Scientists have discovered footprints left by stegosaurus dinosaurs 170 million years ago on the Isle of Skye, the first evidence the iconic creatures once lived in Scotland.

A team of palaeontologists from the University of Edinburgh found the line of grapefruit-sized prints after a storm in 2017 pushed aside boulders that had hidden them for years.

The triangular footprints were left by a stegosaurus about the size of a cow as it walked along a mudflat next to what was then a shallow lagoon, 170 million years ago.

Today, the site is known as Brothers Point on the north eastern coast of Skye, which has acquired the nickname Dinosaur Isle thanks to the number of fossils found.

Researchers identified a line of prints in a right-left pattern and in two different sizes, which indicate the gait of a four legged animal with smaller front feet.

“These footprints are the first evidence we have that this very major, very iconic group of dinosaurs lived in Scotland,” Dr Stephen Brusatte, one of the palaeontologists who led the research, told The Guardian.

Writing in the journal Plos One, the team explain they also found about 50 other dinosaur prints at the same location, revealing the coastal mudflats were home to a thriving community of animals.

Stegosaurs are among the most well-known dinosaurs, famous for their iconic diamond-shaped plates, which protrude along their backs, and a dangerous-looking spiked tail.

Although the largest stegosaurus species could grow up to nine metres long and weigh 30 tonnes, the particular dinosaur that left its footprints behind at Brothers’ Point was much smaller and could have been a youngster.

Dr Brusatte said the findings shed light on what life would have been like on the Isle of Skye during the mid-Jurassic period, about 170 million years ago.

““It would have been overrun with … so many different types of dinosaurs: meat-eaters, plant eaters, big ones, small ones, ones that were running around, ones that were wading in the water, ones that had long necks, ones that had plates on their backs.

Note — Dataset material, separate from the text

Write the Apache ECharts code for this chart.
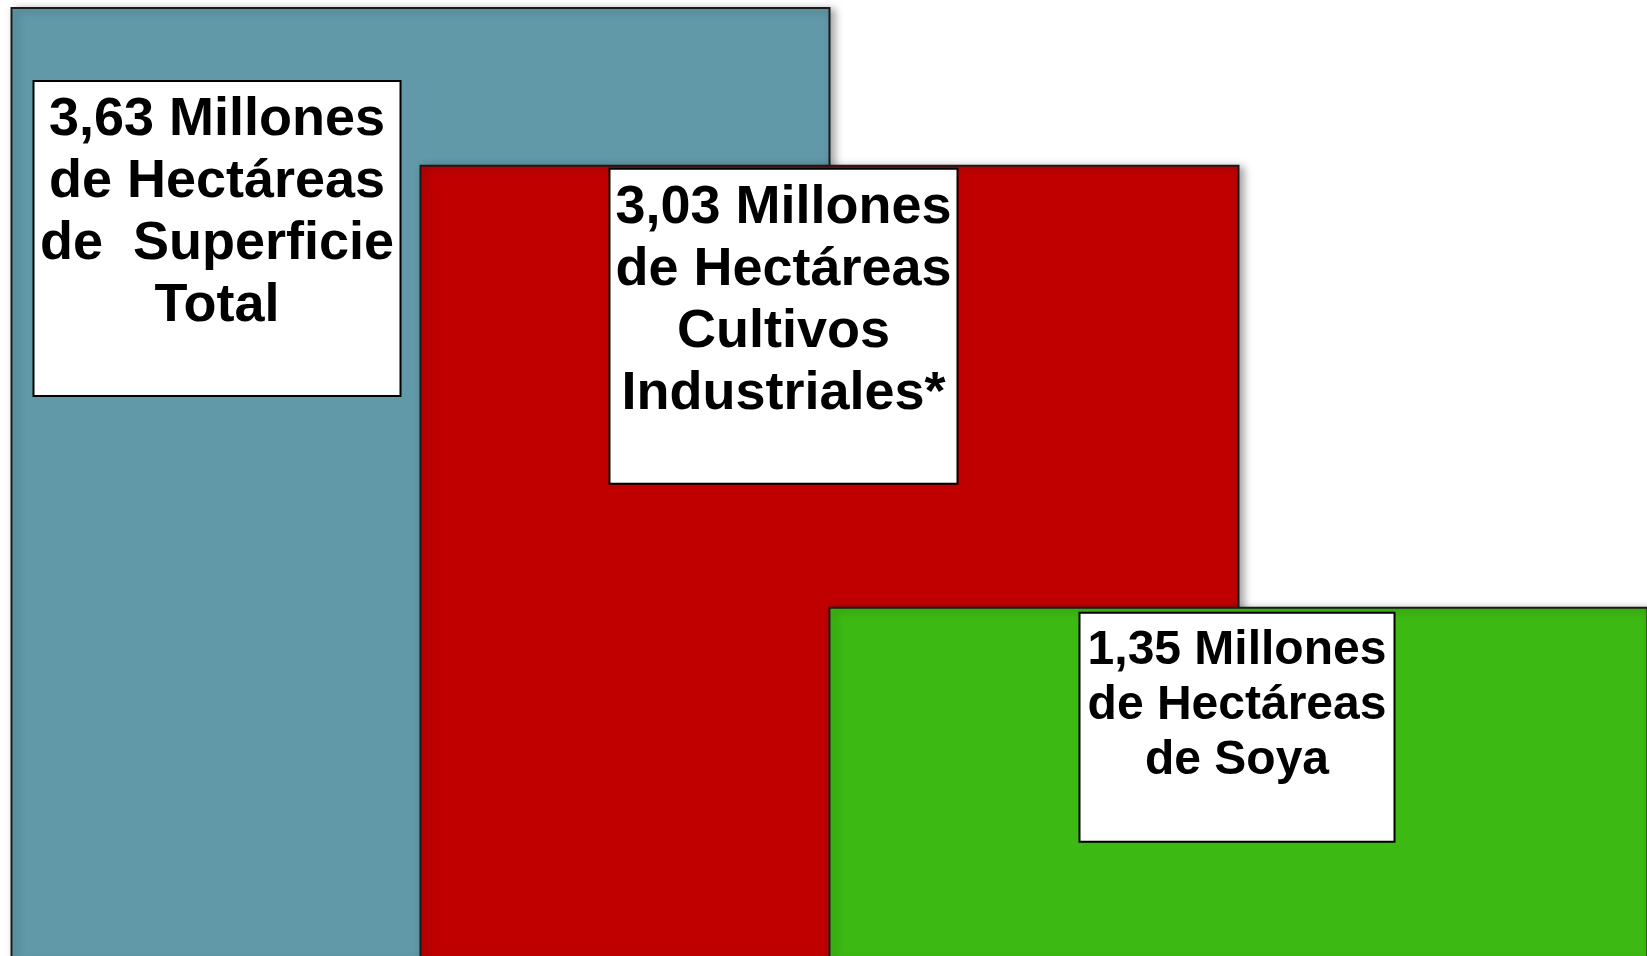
<!DOCTYPE html>
<html>
<head>
<meta charset="utf-8">
<title>Superficie</title>
<script src="https://cdn.jsdelivr.net/npm/echarts@6/dist/echarts.min.js"></script>
<style>
  html, body { margin: 0; padding: 0; background: #fff; }
  #chart { width: 1647px; height: 956px; }
</style>
</head>
<body>
<div id="chart"></div>
<script>
// millones de hectáreas
const categories = ['Superficie Total', 'Cultivos Industriales', 'Soya']
const values = [3.63, 3.03, 1.35]
const labelLines = [
  ['3,63 Millones', 'de Hectáreas', 'de  Superficie', 'Total'],
  ['3,03 Millones', 'de Hectáreas', 'Cultivos', 'Industriales*'],
  ['1,35 Millones', 'de Hectáreas', 'de Soya']
]

const colors = ['#6199a8', '#c00000', '#3cb913']
// label box placement, relative to each bar's top-left corner
const boxes = [
  { pos: [206.5, 75], width: 365, height: 306, pad: 7, size: 54, lh: 62 },
  { pos: [364, 5], width: 346, height: 306, pad: 7, size: 54, lh: 62 },
  { pos: [408.5, 7], width: 313, height: 218, pad: 9, size: 48, lh: 55 }
]

const chart = echarts.init(document.getElementById('chart'))

const seriesData = values.map((v, i) => ({
  value: v,
  itemStyle: { color: colors[i] },
  label: {
    show: true,
    formatter: labelLines[i].join('\n'),
    position: boxes[i].pos,
    align: 'center',
    verticalAlign: 'top',
    width: boxes[i].width,
    height: boxes[i].height,
    padding: [boxes[i].pad, 0, 0, 0],
    fontSize: boxes[i].size,
    lineHeight: boxes[i].lh
  }
}))

chart.setOption({
  backgroundColor: '#ffffff',
  animation: false,
  grid: {
    left: 216,
    right: 204,
    top: 7,
    bottom: -6,
    outerBoundsMode: 'none'
  },
  xAxis: {
    type: 'category',
    data: categories,
    show: false
  },
  yAxis: {
    type: 'value',
    min: 0,
    max: 3.63,
    show: false,
    splitLine: { show: false }
  },
  series: [{
    type: 'bar',
    data: seriesData,
    barWidth: 820,
    clip: false,
    itemStyle: {
      borderColor: '#1a1a1a',
      borderWidth: 2,
      shadowColor: 'rgba(0,0,0,0.35)',
      shadowBlur: 8,
      shadowOffsetX: 4,
      shadowOffsetY: 2
    },
    label: {
      color: '#000',
      fontFamily: '"Liberation Sans", Arial, sans-serif',
      fontWeight: 'bold',
      backgroundColor: '#ffffff',
      borderColor: '#000',
      borderWidth: 2
    },
    emphasis: { disabled: true }
  }]
})
</script>
</body>
</html>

“It was an island in the middle of the ever-widening Atlantic with this subtropical, wet, humid, hot climate with rivers draining mountains in the middle of the island, emptying out into the ocean; and then beaches and lagoons fringing the coasts — and these places were havens for dinosaurs and for all kinds of other species.”

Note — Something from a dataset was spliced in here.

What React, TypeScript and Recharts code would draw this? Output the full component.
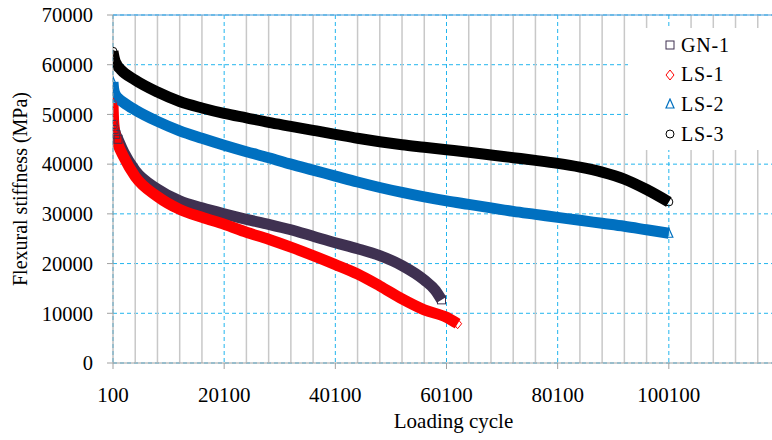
import React from "react";
import { LineChart, Line, XAxis, YAxis, CartesianGrid, ReferenceLine } from "recharts";

const xTicks = [100, 20100, 40100, 60100, 80100, 100100];
const xMinor = [4100, 8100, 12100, 16100, 24100, 28100, 32100, 36100, 44100, 48100, 52100, 56100, 64100, 68100, 72100, 76100, 84100, 88100, 92100, 96100, 104100, 108100, 112100, 116100];
const yTicks = [0, 10000, 20000, 30000, 40000, 50000, 60000, 70000];

const gn1Cycles = [100, 300, 600, 1000, 2000, 4100, 8100, 12100, 16100, 20100, 24100, 28100, 32100, 36100, 40100, 44100, 48100, 52100, 56100, 58100, 59200];
const gn1Values = [48000, 47000, 46000, 45000, 42500, 38700, 35000, 32600, 31200, 30000, 28900, 27900, 26800, 25500, 24200, 23000, 21600, 19600, 16700, 14600, 12700];

const ls1Cycles = [100, 150, 200, 300, 600, 1000, 2000, 4100, 8100, 12100, 16100, 20100, 24100, 28100, 32100, 36100, 40100, 44100, 48100, 52100, 56100, 60100, 62100];
const ls1Values = [52300, 50500, 49000, 47500, 45500, 44000, 41500, 37500, 33500, 30900, 29300, 27900, 26300, 24900, 23300, 21600, 19800, 17900, 15500, 12900, 10700, 9200, 7900];

const ls2Cycles = [100, 200, 400, 1000, 2000, 4100, 8100, 12100, 16100, 20100, 24100, 28100, 32100, 36100, 40100, 44100, 48100, 52100, 56100, 60100, 64100, 68100, 72100, 76100, 80100, 84100, 88100, 92100, 96100, 100100];
const ls2Values = [56500, 55300, 54300, 53300, 52400, 50900, 48600, 46700, 45200, 43800, 42500, 41300, 40000, 38800, 37600, 36400, 35300, 34300, 33400, 32600, 31900, 31200, 30500, 29900, 29300, 28700, 28100, 27500, 26800, 26100];

const ls3Cycles = [100, 200, 400, 800, 1500, 4100, 8100, 12100, 16100, 20100, 24100, 28100, 32100, 36100, 40100, 44100, 48100, 52100, 56100, 60100, 64100, 68100, 72100, 76100, 80100, 84100, 88100, 92100, 96100, 100100];
const ls3Values = [62700, 62000, 61000, 60000, 59000, 56900, 54500, 52600, 51300, 50200, 49300, 48400, 47600, 46800, 46000, 45200, 44500, 43900, 43400, 42900, 42400, 41850, 41300, 40750, 40150, 39400, 38400, 37000, 34900, 32400];

const seriesNames = ["GN-1", "LS-1", "LS-2", "LS-3"];
const seriesColors = ["#3F3151", "#FF0000", "#0070C0", "#000000"];
const seriesShapes = ["square", "diamond", "triangle", "circle"];

const FONT = "'Liberation Serif', 'Times New Roman', serif";

const toData = (xs: number[], ys: number[]) => xs.map((x, i) => ({ x, y: ys[i] }));
const seriesData = [
  toData(gn1Cycles, gn1Values),
  toData(ls1Cycles, ls1Values),
  toData(ls2Cycles, ls2Values),
  toData(ls3Cycles, ls3Values),
];

function Marker({ shape, color, cx, cy, r }: { shape: string; color: string; cx: number; cy: number; r: number }) {
  if (shape === "square") return <rect x={cx - r} y={cy - r} width={2 * r} height={2 * r} fill="none" stroke={color} strokeWidth={1} />;
  if (shape === "diamond") return <polygon points={`${cx},${cy - r - 1} ${cx + r},${cy} ${cx},${cy + r + 1} ${cx - r},${cy}`} fill="none" stroke={color} strokeWidth={1} />;
  if (shape === "triangle") return <polygon points={`${cx},${cy - r - 1} ${cx + r},${cy + r} ${cx - r},${cy + r}`} fill="none" stroke={color} strokeWidth={1.2} />;
  return <circle cx={cx} cy={cy} r={r} fill="none" stroke={color} strokeWidth={1} />;
}

const makeDot = (si: number, count: number) => (props: any) => {
  const { cx, cy, index } = props;
  if (index > 3 && index !== count - 1) return <g key={`d${si}-${index}`} />;
  return (
    <g key={`d${si}-${index}`}>
      <Marker shape={seriesShapes[si]} color={seriesColors[si]} cx={cx} cy={cy} r={4} />
    </g>
  );
};

const LegendBox = () => (
  <div style={{ position: "absolute", left: 630, top: 28, background: "#fff", width: 150, height: 122, fontFamily: FONT, fontSize: 20, letterSpacing: 0.8, color: "#000" }}>
    {seriesNames.map((n, i) => (
      <div key={n} style={{ position: "absolute", left: 34, top: 4 + i * 29.7, height: 26, display: "flex", alignItems: "center", whiteSpace: "nowrap" }}>
        <svg width={12} height={12} style={{ marginRight: 5 }}>
          <Marker shape={seriesShapes[i]} color={seriesColors[i]} cx={6} cy={6} r={4} />
        </svg>
        <span>{n}</span>
      </div>
    ))}
  </div>
);

export default function App() {
  return (
    <div style={{ position: "absolute", left: 0, top: 0, width: 772, height: 440, overflow: "hidden", background: "#fff", fontFamily: FONT }}>
      <LineChart
        width={790}
        height={440}
        margin={{ top: 15, right: 10, bottom: 27, left: 23 }}
        style={{ fontFamily: FONT }}
      >
        <CartesianGrid stroke="#22B5EE" strokeDasharray="4 3" strokeWidth={1} />
        {xMinor.map((v) => (
          <ReferenceLine key={v} x={v} stroke="#C8C8C8" strokeWidth={1.5} />
        ))}
        <ReferenceLine y={70000} stroke="#4A9AD8" strokeWidth={1.2} />
        <XAxis
          type="number"
          dataKey="x"
          domain={[100, 120100]}
          ticks={xTicks}
          allowDataOverflow
          height={50}
          tickSize={6}
          tickMargin={18}
          stroke="#A0A0A0"
          tick={{ fill: "#000", fontSize: 21, fontFamily: FONT }}
          label={{ value: "Loading cycle", position: "insideBottom", offset: -15, dx: 7, fill: "#000", fontSize: 21, fontFamily: FONT }}
        />
        <YAxis
          type="number"
          domain={[0, 70000]}
          ticks={yTicks}
          width={90}
          tickSize={6}
          tickMargin={14}
          stroke="#A0A0A0"
          tick={{ fill: "#000", fontSize: 20.5, fontFamily: FONT }}
          label={{ value: "Flexural stiffness (MPa)", angle: -90, position: "insideLeft", offset: -3, fill: "#000", fontSize: 20, fontFamily: FONT, style: { textAnchor: "middle" } }}
        />
        {seriesData.map((d, i) => (
          <Line
            key={seriesNames[i]}
            data={d}
            dataKey="y"
            name={seriesNames[i]}
            type="monotone"
            stroke={seriesColors[i]}
            strokeWidth={11}
            dot={makeDot(i, d.length)}
            activeDot={false}
            isAnimationActive={false}
          />
        ))}
      </LineChart>
      <LegendBox />
    </div>
  );
}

Because fossils from this era are relatively rare worldwide, the Skye finds are very important evidence for palaeontologists trying to better understand dinosaur evolution.

The Scottish government last year issued a Nature Conservation Order for Skye to legally protect the important sites, some of which have already been damaged by private collectors.

Although scientists have been working on Skye for decades since the first dinosaur fossils were found, these footprints were only discovered thanks to a freak storm in 2017 that pushed aside boulders that had been covering them.

The University of Edinburgh team said this emphasised the importance of re-examining even well-studied locations.